People in Northern Ireland usually fall into one of three groups when it comes to Will-writing.

“I’ve made my Will.”

“I’m thinking about making my Will.”

“Gosh, I didn’t even know I needed a Will.”

Don’t worry if you fall into one of the two latter groups. You are not alone!

Will writing in Northern Ireland is amongst the lowest in the UK. With only 20% of people in Northern Ireland having an up to date Will.

Here are just a few of the reasons we commonly hear from people as to why they haven’t yet written their Will (and our comments on why you should make it a priority):

1. I don’t have any money to leave 

You don’t have to have a huge estate to write a Will. Anyone who owns property or has children should write a Will. It is the only way to ensure your wishes are met should you die. 

It can also save your family and friends from unnecessary expense and stress.

2. I don’t want to talk about dying 

As a society, we tend to shy away from talking about death and bereavement. But, it’s important to remember that talking about death doesn’t make it happen.

In fact, most people report feeling a sense of calm and well-being after writing their Will.

3. It’s too expensive 

The cost of writing your Will will depend on a couple of different factors for example if you are divorced, have a dependent with a learning difficulty or own property overseas. 

Your solicitor can advise you on the most suitable Will for your situation. However, a simple Will can start at £150 with a more complex Will costing up to £300.  

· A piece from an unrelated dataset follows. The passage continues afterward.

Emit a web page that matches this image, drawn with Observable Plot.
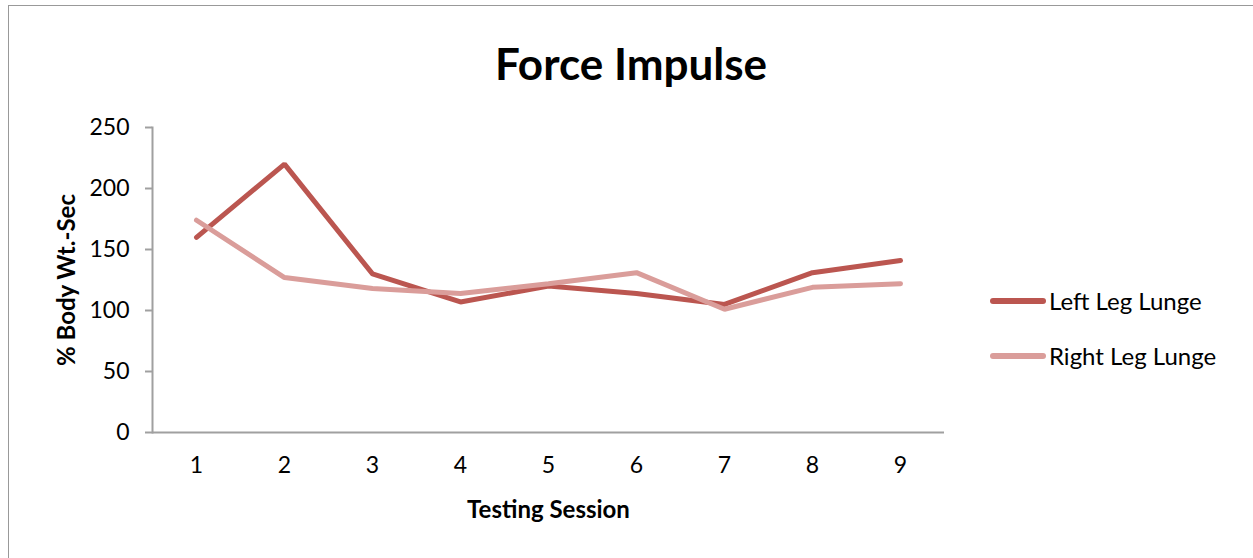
<!DOCTYPE html>
<html>
<head>
<meta charset="utf-8">
<script src="https://cdn.jsdelivr.net/npm/d3@7"></script>
<script src="https://cdn.jsdelivr.net/npm/@observablehq/plot@0.6"></script>
<style>
  html, body { margin: 0; padding: 0; background: #fff; }
  #wrap { position: relative; width: 1253px; height: 558px; overflow: hidden; font-family: Lato, "Open Sans", sans-serif; }
  #frame { position: absolute; left: 8px; top: 5px; width: 1300px; height: 600px; border-left: 1px solid #999; border-top: 1px solid #999; }
  #chart { position: absolute; left: 0; top: 0; }
  .title { position: absolute; left: 0; width: 1262px; top: 37px; text-align: center; font-weight: bold; font-size: 44px; line-height: 1.2; color: #000; }
  .legend { position: absolute; left: 990px; font-size: 24px; line-height: 29px; color: #000; display: flex; align-items: center; }
  .legend .sw { display: inline-block; width: 56px; height: 6px; border-radius: 3px; margin-right: 3px; }
</style>
</head>
<body>
<div id="wrap">
  <div id="frame"></div>
  <div id="chart"></div>
  <div class="title">Force Impulse</div>
  <div id="legend"></div>
</div>
<script>
const sessions = [1, 2, 3, 4, 5, 6, 7, 8, 9];
const leftLeg = [160, 220, 130, 107, 120, 114, 105, 131, 141];
const rightLeg = [174, 127, 118, 114, 122, 131, 101, 119, 122];
const seriesNames = ["Left Leg Lunge", "Right Leg Lunge"];
const seriesColors = ["#BB5650", "#DA9D9A"];
const yTicks = [0, 50, 100, 150, 200, 250];

const data = [];
sessions.forEach((s, i) => {
  data.push({session: s, value: leftLeg[i], series: seriesNames[0]});
  data.push({session: s, value: rightLeg[i], series: seriesNames[1]});
});

const plot = Plot.plot({
  width: 1253,
  height: 558,
  marginLeft: 152,
  marginRight: 309,
  marginTop: 127,
  marginBottom: 126,
  style: {fontFamily: "Lato, 'Open Sans', sans-serif", fontSize: "23px", color: "#000", background: "transparent"},
  x: {type: "point", domain: sessions, padding: 0.5},
  y: {domain: [0, 250]},
  color: {domain: seriesNames, range: seriesColors},
  marks: [
    Plot.frame({anchor: "left", stroke: "#a0a0a0", strokeWidth: 2}),
    Plot.ruleY([0], {stroke: "#a0a0a0", strokeWidth: 2}),
    Plot.axisY({ticks: yTicks, tickSize: 7, tickPadding: 16, stroke: "#a0a0a0", strokeWidth: 2, label: null, fill: "#000", fontSize: 23}),
    Plot.axisX({tickSize: 0, tickPadding: 24, label: null, fill: "#000", fontSize: 23}),
    Plot.text(["% Body Wt.-Sec"], {frameAnchor: "left", dx: -85, rotate: -90, textAnchor: "middle", lineAnchor: "middle", fontWeight: "bold", fontSize: 24, fill: "#000"}),
    Plot.text(["Testing Session"], {frameAnchor: "bottom", dy: 78, lineAnchor: "middle", fontWeight: "bold", fontSize: 24, fill: "#000"}),
    Plot.line(data, {x: "session", y: "value", stroke: "series", z: "series", strokeWidth: 5, strokeLinejoin: "miter", strokeLinecap: "round"})
  ]
});
document.getElementById("chart").appendChild(plot);

const leg = document.getElementById("legend");
const legTops = [286, 341];
seriesNames.forEach((n, i) => {
  const d = document.createElement("div");
  d.className = "legend";
  d.style.top = legTops[i] + "px";
  d.innerHTML = `<span class="sw" style="background:${seriesColors[i]}"></span><span>${n}</span>`;
  leg.appendChild(d);
});
</script>
</body>
</html>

This relatively small amount can ensure peace of mind for you, can make it easier for your family in the long term and could also reduce the amount of inheritance tax paid on your estate.

4. I don’t know where to start

Finding your way here means you have started so well done.

Next step is to find a solicitor. You can use the search function on The Law Society website to select a solicitor who specialises in preparing Wills.

We would also encourage you to talk to your family and friends about your plans. They might also have recommendations for a solicitor.

5. I don’t really know why I would need a Will

Without a Will, everything that you own will be shared in a way defined by law. This might not be what you want. It will also make it easier and less stressful for your family to sort everything out.

It could potentially reduce the amount of Inheritance Tax payable on the value of your property and any money you leave behind.

It is very important if you have children or family who depend on you financially.

A Will is also necessary if you’d like to leave something to someone outside your family or leave a gift to a charity or cause close to your heart.

If you’re still reading, it’s safe to say you’re now in the second group of people – “I’m thinking about making my Will.”

Now go grab a pen and make a plan and very soon you’ll be able to say – “I’ve made my Will.”